[start]

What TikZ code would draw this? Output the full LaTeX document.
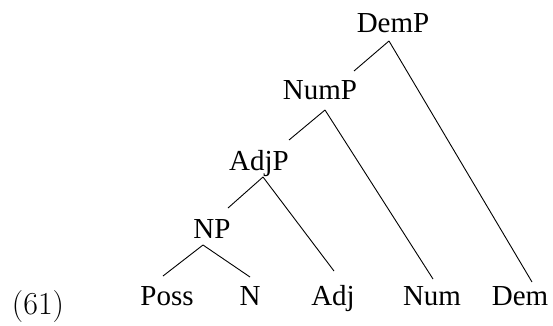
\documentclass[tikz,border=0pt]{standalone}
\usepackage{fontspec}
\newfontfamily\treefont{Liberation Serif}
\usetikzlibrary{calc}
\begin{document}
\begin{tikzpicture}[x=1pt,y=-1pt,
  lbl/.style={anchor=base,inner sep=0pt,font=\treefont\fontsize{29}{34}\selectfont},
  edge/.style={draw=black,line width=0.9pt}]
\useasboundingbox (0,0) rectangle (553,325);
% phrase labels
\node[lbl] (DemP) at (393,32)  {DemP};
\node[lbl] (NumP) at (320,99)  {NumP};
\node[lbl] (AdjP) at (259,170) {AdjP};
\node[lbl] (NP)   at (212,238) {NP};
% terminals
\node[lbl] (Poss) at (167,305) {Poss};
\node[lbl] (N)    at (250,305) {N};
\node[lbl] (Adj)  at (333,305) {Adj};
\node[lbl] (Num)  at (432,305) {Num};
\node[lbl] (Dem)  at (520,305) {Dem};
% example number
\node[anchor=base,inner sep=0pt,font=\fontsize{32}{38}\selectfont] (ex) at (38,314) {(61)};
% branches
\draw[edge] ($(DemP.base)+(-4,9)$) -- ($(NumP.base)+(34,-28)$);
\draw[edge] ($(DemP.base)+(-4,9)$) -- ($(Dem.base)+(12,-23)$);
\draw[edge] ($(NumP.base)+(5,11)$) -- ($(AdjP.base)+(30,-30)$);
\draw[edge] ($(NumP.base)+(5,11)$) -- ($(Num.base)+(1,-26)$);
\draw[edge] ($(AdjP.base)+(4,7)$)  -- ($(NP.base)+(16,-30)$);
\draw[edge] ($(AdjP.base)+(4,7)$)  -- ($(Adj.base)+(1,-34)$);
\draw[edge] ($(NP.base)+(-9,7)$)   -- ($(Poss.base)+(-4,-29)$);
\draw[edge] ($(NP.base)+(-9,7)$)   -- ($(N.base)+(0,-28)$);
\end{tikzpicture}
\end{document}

[end]

Stated problem -> Strip out the pictures and quote the remaining data word for word.

Problem solution ->
What TikZ code would draw this? Output the full LaTeX document.
\documentclass[tikz,border=0pt]{standalone}
\usepackage{fontspec}
\newfontfamily\treefont{Liberation Serif}
\usetikzlibrary{calc}
\begin{document}
\begin{tikzpicture}[x=1pt,y=-1pt,
  lbl/.style={anchor=base,inner sep=0pt,font=\treefont\fontsize{29}{34}\selectfont},
  edge/.style={draw=black,line width=0.9pt}]
\useasboundingbox (0,0) rectangle (553,325);
% phrase labels
\node[lbl] (DemP) at (393,32)  {DemP};
\node[lbl] (NumP) at (320,99)  {NumP};
\node[lbl] (AdjP) at (259,170) {AdjP};
\node[lbl] (NP)   at (212,238) {NP};
% terminals
\node[lbl] (Poss) at (167,305) {Poss};
\node[lbl] (N)    at (250,305) {N};
\node[lbl] (Adj)  at (333,305) {Adj};
\node[lbl] (Num)  at (432,305) {Num};
\node[lbl] (Dem)  at (520,305) {Dem};
% example number
\node[anchor=base,inner sep=0pt,font=\fontsize{32}{38}\selectfont] (ex) at (38,314) {(61)};
% branches
\draw[edge] ($(DemP.base)+(-4,9)$) -- ($(NumP.base)+(34,-28)$);
\draw[edge] ($(DemP.base)+(-4,9)$) -- ($(Dem.base)+(12,-23)$);
\draw[edge] ($(NumP.base)+(5,11)$) -- ($(AdjP.base)+(30,-30)$);
\draw[edge] ($(NumP.base)+(5,11)$) -- ($(Num.base)+(1,-26)$);
\draw[edge] ($(AdjP.base)+(4,7)$)  -- ($(NP.base)+(16,-30)$);
\draw[edge] ($(AdjP.base)+(4,7)$)  -- ($(Adj.base)+(1,-34)$);
\draw[edge] ($(NP.base)+(-9,7)$)   -- ($(Poss.base)+(-4,-29)$);
\draw[edge] ($(NP.base)+(-9,7)$)   -- ($(N.base)+(0,-28)$);
\end{tikzpicture}
\end{document}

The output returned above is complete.